Thermodynamic Isomorphism of Transformers: A Lagrangian Approach to Attention Dynamics
Gunn Kim
TL;DR
This work proposes a first-principles Lagrangian framework for Transformer attention by embedding information states on an information manifold endowed with the Fisher–Rao metric. It demonstrates that the Softmax attention rule emerges as the unique equilibrium that minimizes Helmholtz free energy at an effective temperature $T=\sqrt{d_k}$, while the query–key interaction is interpreted as a field–dipole coupling. The theory unifies inference and learning under a pair of thermodynamic laws for information dynamics and links emergent phenomena such as scaling laws and grokking to phase-transition-like behavior, with RoPE connected to massless Goldstone modes.

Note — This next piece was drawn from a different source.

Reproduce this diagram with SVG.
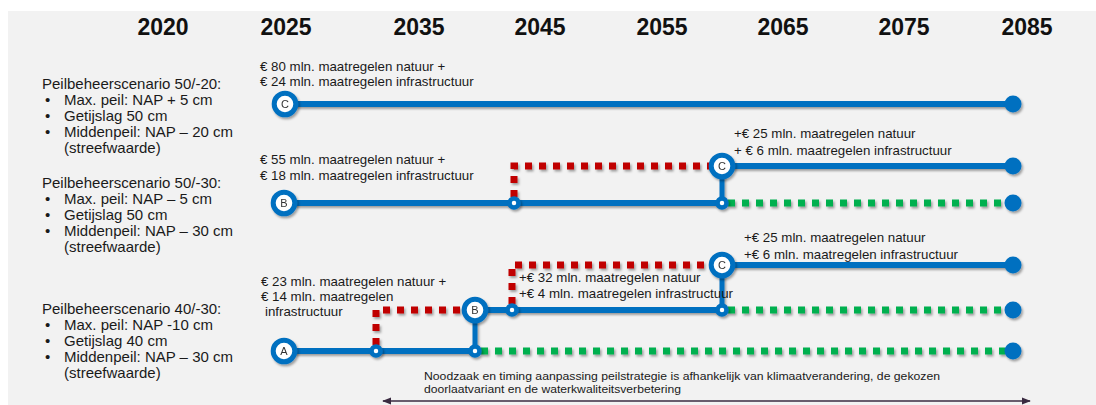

While offering a coherent physical narrative, the paper emphasizes limitations and outlines concrete avenues for falsification, including cross-architecture tests, continuous-depth formulations, and operational definitions of thermodynamic variables.
Abstract
Although the Transformer architecture has revolutionized artificial intelligence, its underlying mechanisms remain largely heuristic and lack a unified physical theory. In this work, we propose a first-principles framework for information dynamics, treating the attention mechanism as a physical system governed by the principle of least action rather than as an algorithmic optimization. By mapping information states to a Riemannian manifold with the Fisher information metric, we derive the intelligence Lagrangian. We show that the softmax function corresponds to the unique thermodynamic equilibrium state that minimizes the Helmholtz free energy of the information gas. In addition, we identify the query-key interaction as an electrodynamic coupling between an external field and an intrinsic dipole moment. This theory establishes the first law of information thermodynamics, unifying inference (mechanical work) and learning (chemical evolution). It also explains emergent phenomena, such as scaling laws and grokking, as phase transitions characterized by the divergence of specific heat. Finally, we discuss how rotational symmetry breaking in the attention manifold generates massless Goldstone bosons, providing a field-theoretic perspective on rotary positional embeddings (RoPE). Our work connects Statistical Physics and Deep Learning, laying the groundwork for a general theory of physics-based intelligence.